The decision to support $2.1 billion in debt relief for Guinea was later announced by the IMF and the World Bank following a meeting of their administrative council Wednesday.
"This will allow Guinea to free up substantial resources," said Ansoumane Camara, an economist and consultant in Conakry who said the money could be redirected toward improving health and educational programs.
Guinea's finances were left in ruins after nearly a quarter-century of rule by Lansana Conte, who pillaged state coffers to make his family fabulously wealthy before his death in 2008, according to economists.
In 2010, the country held its first democratic election but the political reforms have not translated into immediate improvements for the lives of most Guineans, who remain deeply impoverished. About 75 percent of the country's 10 million people live below the poverty line, according to the United Nations.

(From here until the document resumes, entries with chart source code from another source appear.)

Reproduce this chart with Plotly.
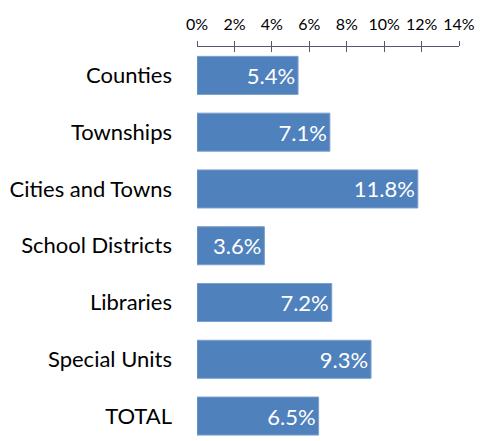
import plotly.graph_objects as go

# categories and values (percent)
categories = ["Counties", "Townships", "Cities and Towns", "School Districts",
              "Libraries", "Special Units", "TOTAL"]
values = [5.4, 7.1, 11.8, 3.6, 7.2, 9.3, 6.5]
tick_vals = [0, 2, 4, 6, 8, 10, 12, 14]
tick_text = ["0%", "2%", "4%", "6%", "8%", "10%", "12%", "14%"]

FONT = "Lato"
AXIS_COLOR = "#5a5470"

fig = go.Figure()
fig.add_trace(go.Bar(
    x=values, y=categories, orientation="h",
    marker=dict(color="#4f81bd", line=dict(color="#7c9fcd", width=1)),
    width=0.67,
    text=[f"{v:.1f}%" for v in values],
    textposition="inside", insidetextanchor="end",
    textfont=dict(family=FONT, size=22, color="white"),
    cliponaxis=False,
    xaxis="x", yaxis="y",
))

# dummy trace so the second (tick-only) axis shows up
fig.add_trace(go.Scatter(x=[0], y=[categories[0]], xaxis="x2", yaxis="y",
                         mode="markers", marker=dict(opacity=0),
                         showlegend=False, hoverinfo="skip"))

# page body has an 8px margin, so shift the plot area back by that much
fig.update_layout(
    width=483, height=441,
    margin=dict(l=189, r=32, t=39, b=0),
    paper_bgcolor="white", plot_bgcolor="white",
    showlegend=False,
    font=dict(family=FONT, color="black"),
    xaxis=dict(
        side="top", range=[0, 14], tickvals=tick_vals, ticktext=tick_text,
        tickfont=dict(size=16), showgrid=False, zeroline=False,
        showline=True, linecolor=AXIS_COLOR, linewidth=1,
        ticks="outside", ticklen=5, tickcolor=AXIS_COLOR, tickwidth=1,
        ticklabelstandoff=5, automargin=False,
    ),
    xaxis2=dict(
        overlaying="x", matches="x", side="top", range=[0, 14],
        tickvals=tick_vals, showticklabels=False, showgrid=False,
        zeroline=False, ticks="inside", ticklen=5, tickcolor=AXIS_COLOR,
        tickwidth=1, automargin=False,
    ),
    yaxis=dict(
        type="category", categoryorder="array", categoryarray=categories,
        range=[6.58, -0.5], showgrid=False, zeroline=False, showline=False,
        ticks="", tickfont=dict(size=22), ticklabelstandoff=24,
        automargin=False,
    ),
)

fig.write_html("out.html")
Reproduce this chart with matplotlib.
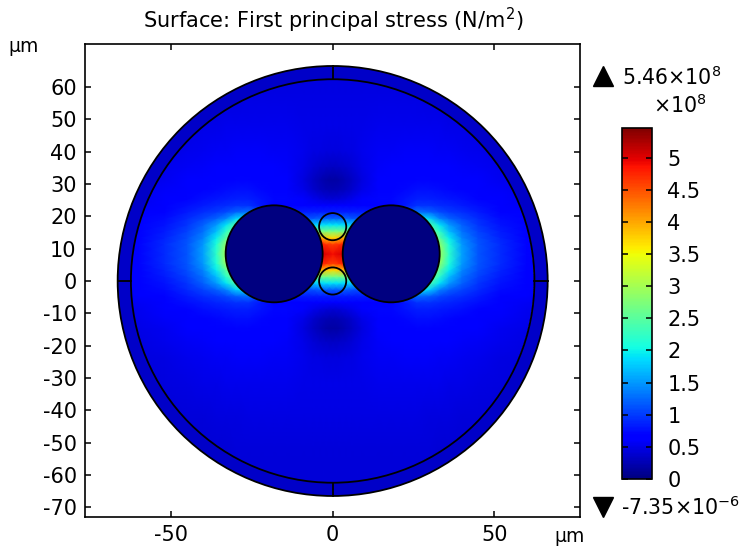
import numpy as np
import matplotlib
matplotlib.use("Agg")
import matplotlib.pyplot as plt
from matplotlib.lines import Line2D
from matplotlib.patches import Circle, Wedge

plt.rcParams["font.family"] = "DejaVu Sans"
plt.rcParams["mathtext.default"] = "regular"
plt.rcParams["axes.unicode_minus"] = False

W, H = 739, 552

# stress, 1e8 N/m^2, one quadrant around the hole centre
x_nodes = [0, 2, 4, 6, 9, 14, 18, 22, 26, 30, 33, 36, 40, 45, 52, 60, 68]
dy_nodes = [0, 3, 5, 7, 9, 11, 13, 15, 17, 20, 23, 27, 32, 40, 50, 60, 80]
stress = [
    [4.9, 5.0, 5.0, 4.8, 4.0, 3.5, 3.2, 3.1, 3.0, 3.0, 3.0, 2.2, 1.55, 1.15, 0.9, 0.7, 0.6],
    [4.6, 4.7, 4.8, 4.7, 4.0, 3.5, 3.2, 3.1, 3.0, 3.0, 2.9, 2.1, 1.5, 1.15, 0.9, 0.7, 0.6],
    [3.7, 3.8, 4.0, 3.9, 3.5, 3.2, 3.0, 2.9, 2.9, 2.9, 2.5, 1.95, 1.4, 1.1, 0.87, 0.68, 0.6],
    [2.7, 2.7, 2.7, 2.8, 2.8, 2.8, 2.8, 2.8, 2.8, 2.7, 2.2, 1.7, 1.3, 1.03, 0.82, 0.66, 0.6],
    [1.9, 1.9, 1.85, 1.8, 1.7, 1.7, 1.7, 1.9, 2.2, 2.4, 1.9, 1.5, 1.2, 0.97, 0.78, 0.65, 0.6],
    [1.2, 1.2, 1.2, 1.15, 1.1, 1.1, 1.1, 1.4, 2.0, 1.8, 1.4, 1.2, 1.05, 0.9, 0.74, 0.63, 0.58],
    [0.85, 0.85, 0.85, 0.85, 0.85, 0.8, 0.8, 0.95, 1.3, 1.2, 1.08, 1.0, 0.92, 0.82, 0.7, 0.6, 0.55],
    [0.6, 0.6, 0.62, 0.64, 0.68, 0.7, 0.7, 0.8, 0.95, 0.95, 0.9, 0.88, 0.82, 0.75, 0.66, 0.57, 0.52],
    [0.42, 0.43, 0.47, 0.52, 0.6, 0.72, 0.72, 0.78, 0.85, 0.85, 0.82, 0.8, 0.76, 0.7, 0.62, 0.55, 0.5],
    [0.25, 0.26, 0.31, 0.38, 0.5, 0.66, 0.68, 0.72, 0.75, 0.75, 0.74, 0.72, 0.68, 0.64, 0.58, 0.52, 0.48],
    [0.18, 0.2, 0.26, 0.33, 0.45, 0.6, 0.64, 0.67, 0.69, 0.69, 0.68, 0.66, 0.63, 0.6, 0.55, 0.5, 0.46],
    [0.34, 0.35, 0.38, 0.42, 0.5, 0.58, 0.6, 0.62, 0.64, 0.64, 0.63, 0.61, 0.59, 0.57, 0.52, 0.47, 0.44],
    [0.46, 0.46, 0.47, 0.49, 0.52, 0.56, 0.57, 0.58, 0.58, 0.58, 0.57, 0.56, 0.55, 0.53, 0.49, 0.45, 0.42],
    [0.5, 0.5, 0.5, 0.5, 0.51, 0.52, 0.53, 0.53, 0.53, 0.53, 0.52, 0.51, 0.5, 0.48, 0.45, 0.42, 0.4],
    [0.47, 0.47, 0.47, 0.47, 0.47, 0.47, 0.47, 0.47, 0.47, 0.46, 0.46, 0.45, 0.44, 0.43, 0.41, 0.38, 0.36],
    [0.44, 0.44, 0.44, 0.44, 0.44, 0.44, 0.44, 0.43, 0.43, 0.43, 0.42, 0.42, 0.41, 0.4, 0.38, 0.36, 0.34],
    [0.42, 0.42, 0.42, 0.42, 0.42, 0.42, 0.42, 0.41, 0.41, 0.41, 0.4, 0.4, 0.39, 0.38, 0.36, 0.34, 0.32],
]
cladding_stress = 0.36
stress_min = 0.0
stress_max = 5.46

# geometry in um
outer_r = 66.5
inner_r = 62.4
hole_r = 15.0
hole_x = 18.1
hole_y = 8.4
core_r = 4.2
core_y = [16.8, 0.0]

y_ticks = list(range(-70, 61, 10))
x_ticks = [-50, 0, 50]
cbar_ticks = [0, 0.5, 1, 1.5, 2, 2.5, 3, 3.5, 4, 4.5, 5]


def frame(left, top, right, bottom):
    return [left / W, 1 - bottom / H, (right - left) / W, (bottom - top) / H]


fig = plt.figure(figsize=(W / 100, H / 100), dpi=100)
ax = fig.add_axes(frame(85, 44, 580, 517))
ax.set_xlim(-76.6, 76.5)
ax.set_ylim(-73.0, 73.3)

# mirror the quadrant to cover the whole section
q = np.array(stress)
xq = np.array(x_nodes, float)
dy = np.array(dy_nodes, float)
xs = np.r_[-xq[:0:-1], xq]
ys = np.r_[hole_y - dy[:0:-1], hole_y + dy]
row = np.c_[q[:, :0:-1], q]
field = np.r_[row[:0:-1], row]

cmap = plt.get_cmap("jet")
norm = plt.Normalize(stress_min, stress_max)
mesh = ax.pcolormesh(xs, ys, field, shading="gouraud", cmap=cmap, norm=norm, zorder=1)
clip = Circle((0, 0), inner_r, transform=ax.transData, fc="none", ec="none")
ax.add_patch(clip)
mesh.set_clip_path(clip)

# cladding ring
ax.add_patch(Wedge((0, 0), outer_r, 0, 360, width=outer_r - inner_r,
                   fc=cmap(norm(cladding_stress)), ec="none", zorder=2))

lw = 1.3
for sx in (-1, 1):
    ax.add_patch(Circle((sx * hole_x, hole_y), hole_r, fc=cmap(0), ec="k", lw=lw, zorder=3))
for cy in core_y:
    ax.add_patch(Circle((0, cy), core_r, fc="none", ec="k", lw=lw, zorder=3))
ax.add_patch(Circle((0, 0), inner_r, fc="none", ec="k", lw=lw, zorder=3))
ax.add_patch(Circle((0, 0), outer_r, fc="none", ec="k", lw=lw, zorder=3))

# short partition lines across the ring
for s in (-1, 1):
    ax.plot([0, 0], [s * inner_r, s * outer_r], color="k", lw=lw, zorder=3)
    ax.plot([s * inner_r, s * outer_r], [0, 0], color="k", lw=lw, zorder=3)

ax.set_xticks(x_ticks)
ax.set_yticks(y_ticks)
ax.tick_params(direction="in", length=4.5, width=1.1, top=True, right=True,
               labelsize=15, pad=6)
for s in ax.spines.values():
    s.set_linewidth(1.2)

fig.text(333 / W, 1 - 20 / H, "Surface: First principal stress (N/m$^2$)",
         ha="center", va="center", fontsize=15)
fig.text(24 / W, 1 - 46 / H, "µm", ha="center", va="center", fontsize=13.5)
fig.text(570 / W, 1 - 536 / H, "µm", ha="center", va="center", fontsize=13.5)

# colour bar
cax = fig.add_axes(frame(622, 128, 652, 479))
cb = fig.colorbar(mesh, cax=cax)
cb.set_ticks(cbar_ticks)
cb.set_ticklabels([f"{t:g}" for t in cbar_ticks])
cax.tick_params(direction="in", length=4, width=1.1, left=True, right=True,
                labelsize=15, pad=11)
cb.outline.set_linewidth(1.2)

fig.add_artist(Line2D([603 / W], [1 - 76 / H], marker="^", ms=14.5, color="k", mec="k",
                      transform=fig.transFigure))
fig.add_artist(Line2D([603 / W], [1 - 507 / H], marker="v", ms=14.5, color="k", mec="k",
                      transform=fig.transFigure))
fig.text(622 / W, 1 - 77 / H, "5.46×10$^{8}$", ha="left", va="center", fontsize=14.8)
fig.text(653 / W, 1 - 105 / H, "×10$^{8}$", ha="left", va="center", fontsize=14.8)
fig.text(621 / W, 1 - 507 / H, "-7.35×10$^{-6}$", ha="left", va="center", fontsize=14.8)

fig.savefig("out.png", dpi=100)
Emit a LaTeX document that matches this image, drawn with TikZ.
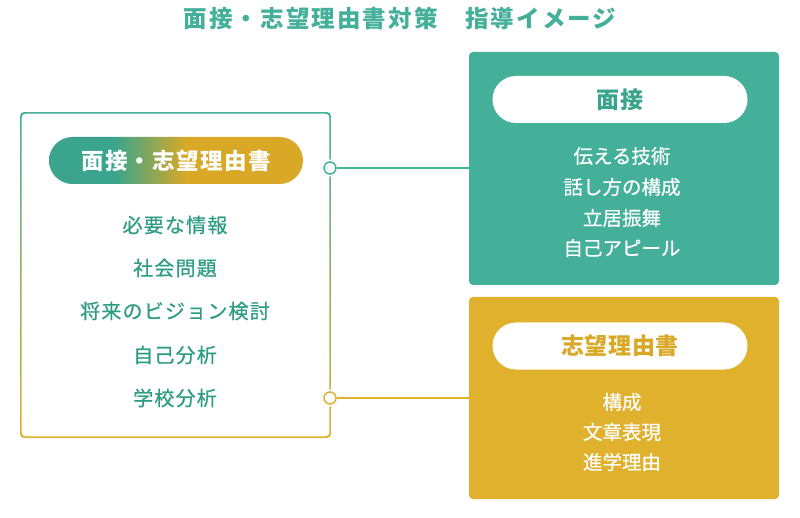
\documentclass[tikz,border=0pt]{standalone}
\usepackage{fontspec}
\setmainfont{Noto Sans CJK JP}
\usetikzlibrary{calc}
\definecolor{tgreen}{HTML}{45B09A}
\definecolor{tgold}{HTML}{DFB12C}
\definecolor{dgreen}{HTML}{2F9D84}
\definecolor{pgreen}{HTML}{3AA58C}
\definecolor{pgold}{HTML}{D8A826}
\pgfdeclarehorizontalshading{pillshade}{100bp}{color(0bp)=(pgreen); color(38bp)=(pgreen); color(52bp)=(pgold); color(100bp)=(pgold)}
\begin{document}
\begin{tikzpicture}[x=1pt,y=-1pt,
  titletext/.style={text=tgreen, font=\fontsize{23.5}{24}\selectfont\bfseries\addfontfeature{LetterSpace=9}},
  itemL/.style={text=dgreen, font=\fontsize{20}{20}\selectfont\addfontfeature{LetterSpace=6,FakeBold=0.6}},
  itemR/.style={text=white, font=\fontsize{19.5}{20}\selectfont\addfontfeature{FakeBold=0.6}},
  bigbox/.style={rounded corners=4pt, minimum width=310pt, draw=none, inner sep=0pt},
  whitepill/.style={fill=white, rounded corners=23.5pt, minimum width=255pt, minimum height=47pt, inner sep=0pt, font=\fontsize{23}{23}\selectfont\bfseries\addfontfeature{LetterSpace=3}},
  ring/.style={circle, fill=white, line width=1.5pt, minimum size=12pt, inner sep=0pt, preaction={draw=white, line width=5pt}},
  link/.style={line width=1.5pt}
]
\useasboundingbox (0,0) rectangle (800,518);
\fill[white] (0,0) rectangle (800,518);

\node[titletext] (title) at (400,19) {面接・志望理由書対策　指導イメージ};

% left box
\node[minimum width=309pt, minimum height=324pt, inner sep=0pt] (lbox) at (175.5,275) {};
\shade[top color=tgreen, bottom color=tgold, even odd rule, rounded corners=4pt]
  ([xshift=-0.75pt,yshift=0.75pt]lbox.north west) rectangle ([xshift=0.75pt,yshift=-0.75pt]lbox.south east)
  ([xshift=0.75pt,yshift=-0.75pt]lbox.north west) rectangle ([xshift=-0.75pt,yshift=0.75pt]lbox.south east);

\node[shade, shading=pillshade, rounded corners=23.5pt, minimum width=254pt, minimum height=47pt, inner sep=0pt,
  text=white, font=\fontsize{22.5}{23}\selectfont\bfseries\addfontfeature{LetterSpace=6}] (lpill) at (176,160.5) {面接・志望理由書};

\node[itemL] (l1) at (175,225) {必要な情報};
\node[itemL] (l2) at (175,268) {社会問題};
\node[itemL] (l3) at (175,311) {将来のビジョン検討};
\node[itemL] (l4) at (175,355) {自己分析};
\node[itemL] (l5) at (175,398) {学校分析};

% right boxes
\node[bigbox, fill=tgreen, minimum height=233pt] (rbox1) at (624,168.5) {};
\node[whitepill, text=pgreen] (rpill1) at (620,99.5) {面接};
\node[itemR] (r11) at (622,156) {伝える技術};
\node[itemR] (r12) at (622,187) {話し方の構成};
\node[itemR] (r13) at (622,218) {立居振舞};
\node[itemR] (r14) at (622,248) {自己アピール};

\node[bigbox, fill=tgold, minimum height=202pt] (rbox2) at (624,398) {};
\node[whitepill, text=pgold] (rpill2) at (620,346) {志望理由書};
\node[itemR] (r21) at (622,402) {構成};
\node[itemR] (r22) at (622,432) {文章表現};
\node[itemR] (r23) at (622,462) {進学理由};

% connectors
\node[ring, draw=tgreen] (c1) at (330,168) {};
\node[ring, draw=tgold] (c2) at (330,398) {};
\draw[link, tgreen] (c1.east) -- (c1.east -| rbox1.west);
\draw[link, tgold] (c2.east) -- (c2.east -| rbox2.west);
\end{tikzpicture}
\end{document}
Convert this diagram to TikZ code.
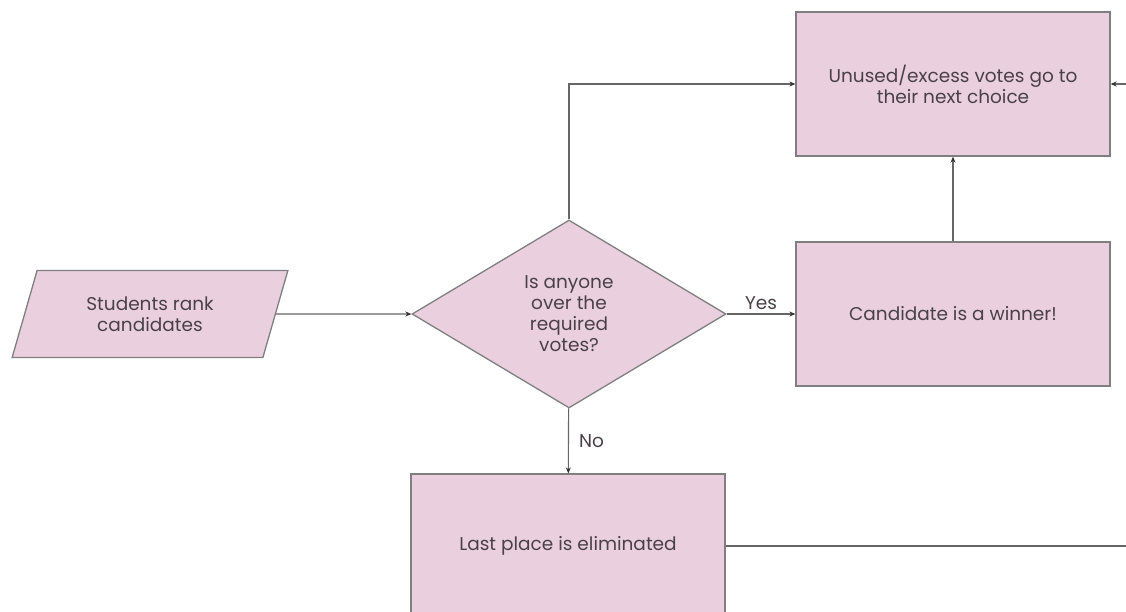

Fatou Bonte Bangoura, who sells smoked fish at a port in Guinea's capital, said Wednesday's announcement would mean little for Guineans who are struggling to support their families.
"Our children need to eat, they need to be taken care of, they need to go to school," she lamented. Guinea's debt elimination won't result in individual families receiving money. "It doesn't feed me," she said.
President Alpha Conde called Wednesday's announcement "the first step on the path to economic recovery."
"It gives us the opportunity to make a historic new start," he said while visiting a women's business cooperative. "We will now redouble our efforts, and no one will be left by the wayside."